> **TASK INSTRUCTIONS**
Copy every line that contains the string "this" from the entries below.

[Charts and diagrams as code]
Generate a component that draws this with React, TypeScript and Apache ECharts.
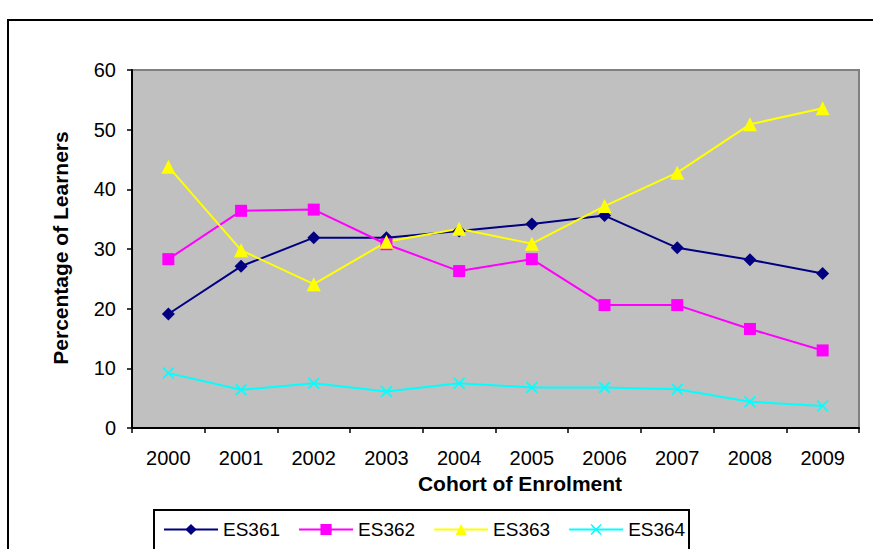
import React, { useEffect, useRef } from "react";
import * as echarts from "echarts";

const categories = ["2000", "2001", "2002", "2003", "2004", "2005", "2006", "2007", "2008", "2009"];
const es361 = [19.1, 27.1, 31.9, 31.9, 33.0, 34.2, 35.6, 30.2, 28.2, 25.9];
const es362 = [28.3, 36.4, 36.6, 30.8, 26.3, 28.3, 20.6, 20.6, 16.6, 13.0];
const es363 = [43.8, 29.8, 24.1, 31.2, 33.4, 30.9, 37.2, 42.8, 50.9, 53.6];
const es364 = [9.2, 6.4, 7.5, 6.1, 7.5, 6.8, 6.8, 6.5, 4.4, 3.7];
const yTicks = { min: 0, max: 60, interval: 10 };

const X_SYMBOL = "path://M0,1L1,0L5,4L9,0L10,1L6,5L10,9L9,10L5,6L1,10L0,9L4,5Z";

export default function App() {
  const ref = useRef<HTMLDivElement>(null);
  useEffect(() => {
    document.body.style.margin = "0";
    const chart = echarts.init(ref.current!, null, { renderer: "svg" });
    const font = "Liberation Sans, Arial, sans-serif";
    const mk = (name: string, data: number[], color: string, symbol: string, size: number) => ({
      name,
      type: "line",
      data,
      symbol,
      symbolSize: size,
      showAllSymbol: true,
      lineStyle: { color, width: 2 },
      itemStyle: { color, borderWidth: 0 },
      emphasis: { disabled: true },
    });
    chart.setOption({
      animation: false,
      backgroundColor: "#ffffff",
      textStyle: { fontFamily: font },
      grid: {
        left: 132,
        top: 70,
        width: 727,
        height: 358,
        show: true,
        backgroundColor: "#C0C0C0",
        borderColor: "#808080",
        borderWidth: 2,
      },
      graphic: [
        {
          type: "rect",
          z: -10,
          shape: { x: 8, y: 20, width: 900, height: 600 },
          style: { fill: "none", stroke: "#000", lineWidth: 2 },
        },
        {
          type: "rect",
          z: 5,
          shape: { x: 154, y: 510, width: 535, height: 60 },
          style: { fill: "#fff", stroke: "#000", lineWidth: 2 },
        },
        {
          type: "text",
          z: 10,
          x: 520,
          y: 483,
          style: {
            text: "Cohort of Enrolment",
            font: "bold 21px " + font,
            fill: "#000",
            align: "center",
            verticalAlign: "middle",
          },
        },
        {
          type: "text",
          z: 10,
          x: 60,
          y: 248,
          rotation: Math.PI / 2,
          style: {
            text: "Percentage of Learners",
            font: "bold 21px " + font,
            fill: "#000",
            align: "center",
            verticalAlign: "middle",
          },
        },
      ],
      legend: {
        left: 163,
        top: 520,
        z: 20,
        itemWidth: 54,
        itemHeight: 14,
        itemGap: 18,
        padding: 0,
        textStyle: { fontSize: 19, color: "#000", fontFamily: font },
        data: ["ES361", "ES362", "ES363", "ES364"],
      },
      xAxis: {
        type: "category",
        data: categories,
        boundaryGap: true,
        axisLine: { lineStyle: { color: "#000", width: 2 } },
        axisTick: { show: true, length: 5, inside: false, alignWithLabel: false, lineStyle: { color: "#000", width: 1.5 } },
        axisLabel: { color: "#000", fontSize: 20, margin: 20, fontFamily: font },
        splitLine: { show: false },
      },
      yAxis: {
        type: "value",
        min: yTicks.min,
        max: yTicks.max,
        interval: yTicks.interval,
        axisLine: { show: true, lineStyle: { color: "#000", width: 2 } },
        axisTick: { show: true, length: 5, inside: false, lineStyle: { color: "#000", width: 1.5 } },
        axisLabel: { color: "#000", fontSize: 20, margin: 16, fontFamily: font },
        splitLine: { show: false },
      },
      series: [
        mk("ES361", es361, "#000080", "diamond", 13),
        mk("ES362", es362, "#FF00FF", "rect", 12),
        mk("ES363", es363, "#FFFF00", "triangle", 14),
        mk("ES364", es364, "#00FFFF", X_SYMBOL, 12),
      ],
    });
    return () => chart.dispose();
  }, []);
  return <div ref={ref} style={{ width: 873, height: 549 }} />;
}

==

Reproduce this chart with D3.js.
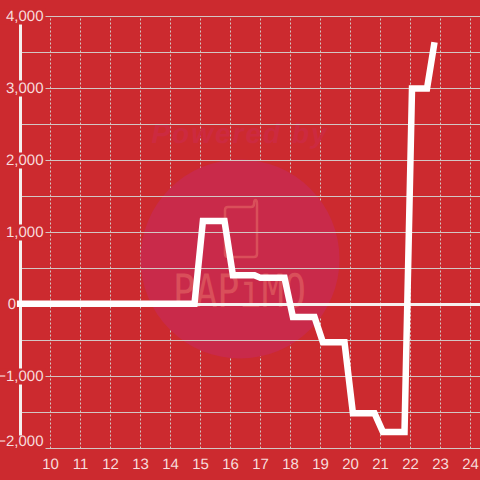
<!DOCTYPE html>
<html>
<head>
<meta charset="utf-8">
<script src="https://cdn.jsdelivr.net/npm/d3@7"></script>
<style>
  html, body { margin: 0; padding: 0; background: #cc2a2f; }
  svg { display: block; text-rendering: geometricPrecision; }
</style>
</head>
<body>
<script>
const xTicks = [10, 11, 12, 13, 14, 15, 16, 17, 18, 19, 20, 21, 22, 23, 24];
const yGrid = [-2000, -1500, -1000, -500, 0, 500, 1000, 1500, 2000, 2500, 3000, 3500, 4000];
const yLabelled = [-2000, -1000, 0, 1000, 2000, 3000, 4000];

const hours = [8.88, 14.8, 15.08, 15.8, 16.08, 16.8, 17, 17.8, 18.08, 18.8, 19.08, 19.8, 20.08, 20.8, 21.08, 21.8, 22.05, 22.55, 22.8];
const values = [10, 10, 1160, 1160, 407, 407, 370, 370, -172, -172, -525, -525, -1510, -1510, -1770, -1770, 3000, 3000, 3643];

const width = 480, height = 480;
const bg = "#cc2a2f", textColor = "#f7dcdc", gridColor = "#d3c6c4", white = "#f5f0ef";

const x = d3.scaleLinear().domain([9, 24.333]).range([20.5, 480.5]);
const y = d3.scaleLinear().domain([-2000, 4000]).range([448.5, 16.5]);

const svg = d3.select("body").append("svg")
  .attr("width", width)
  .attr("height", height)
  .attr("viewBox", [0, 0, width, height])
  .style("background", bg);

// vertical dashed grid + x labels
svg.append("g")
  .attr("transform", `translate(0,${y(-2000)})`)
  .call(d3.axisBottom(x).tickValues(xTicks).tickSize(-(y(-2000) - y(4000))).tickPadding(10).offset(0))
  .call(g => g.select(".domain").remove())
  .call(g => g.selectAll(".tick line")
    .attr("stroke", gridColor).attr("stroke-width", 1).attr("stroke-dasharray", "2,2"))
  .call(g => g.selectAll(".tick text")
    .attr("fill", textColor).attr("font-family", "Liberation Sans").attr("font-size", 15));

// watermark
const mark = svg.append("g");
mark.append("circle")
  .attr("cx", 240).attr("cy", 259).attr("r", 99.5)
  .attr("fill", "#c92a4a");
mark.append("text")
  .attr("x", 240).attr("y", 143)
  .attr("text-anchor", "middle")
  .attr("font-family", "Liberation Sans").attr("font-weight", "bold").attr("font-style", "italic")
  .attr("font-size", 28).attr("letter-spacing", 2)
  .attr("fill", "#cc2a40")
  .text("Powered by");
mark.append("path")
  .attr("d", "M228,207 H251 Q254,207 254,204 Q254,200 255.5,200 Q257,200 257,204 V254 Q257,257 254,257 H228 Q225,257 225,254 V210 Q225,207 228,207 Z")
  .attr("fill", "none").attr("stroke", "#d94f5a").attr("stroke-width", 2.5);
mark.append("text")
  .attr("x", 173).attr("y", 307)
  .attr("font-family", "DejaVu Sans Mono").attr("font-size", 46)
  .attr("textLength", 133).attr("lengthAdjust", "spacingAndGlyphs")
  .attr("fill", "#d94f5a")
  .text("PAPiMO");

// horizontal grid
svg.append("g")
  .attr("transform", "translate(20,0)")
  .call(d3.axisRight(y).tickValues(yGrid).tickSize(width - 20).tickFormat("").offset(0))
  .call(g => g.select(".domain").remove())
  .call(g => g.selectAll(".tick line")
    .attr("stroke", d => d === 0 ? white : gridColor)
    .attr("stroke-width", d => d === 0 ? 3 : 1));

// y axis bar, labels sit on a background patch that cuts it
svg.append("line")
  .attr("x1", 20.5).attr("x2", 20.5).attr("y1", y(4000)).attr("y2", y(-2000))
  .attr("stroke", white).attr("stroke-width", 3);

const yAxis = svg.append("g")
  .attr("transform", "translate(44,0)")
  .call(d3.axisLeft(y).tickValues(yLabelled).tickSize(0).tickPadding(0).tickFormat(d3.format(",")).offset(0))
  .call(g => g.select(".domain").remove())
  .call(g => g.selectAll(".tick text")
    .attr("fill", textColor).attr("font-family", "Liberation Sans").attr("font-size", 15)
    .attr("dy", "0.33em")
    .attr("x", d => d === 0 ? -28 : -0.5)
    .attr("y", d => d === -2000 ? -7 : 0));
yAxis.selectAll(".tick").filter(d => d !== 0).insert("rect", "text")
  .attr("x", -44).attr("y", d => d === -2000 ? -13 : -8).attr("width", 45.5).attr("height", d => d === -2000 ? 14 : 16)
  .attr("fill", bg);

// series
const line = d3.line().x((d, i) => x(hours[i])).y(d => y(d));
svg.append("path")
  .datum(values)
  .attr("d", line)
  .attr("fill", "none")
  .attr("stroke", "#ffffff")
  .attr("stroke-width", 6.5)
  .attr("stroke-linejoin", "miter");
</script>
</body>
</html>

> **RESPONSE TO THE TASK**
Generate a component that draws this with React, TypeScript and Apache ECharts.
Reproduce this chart with D3.js.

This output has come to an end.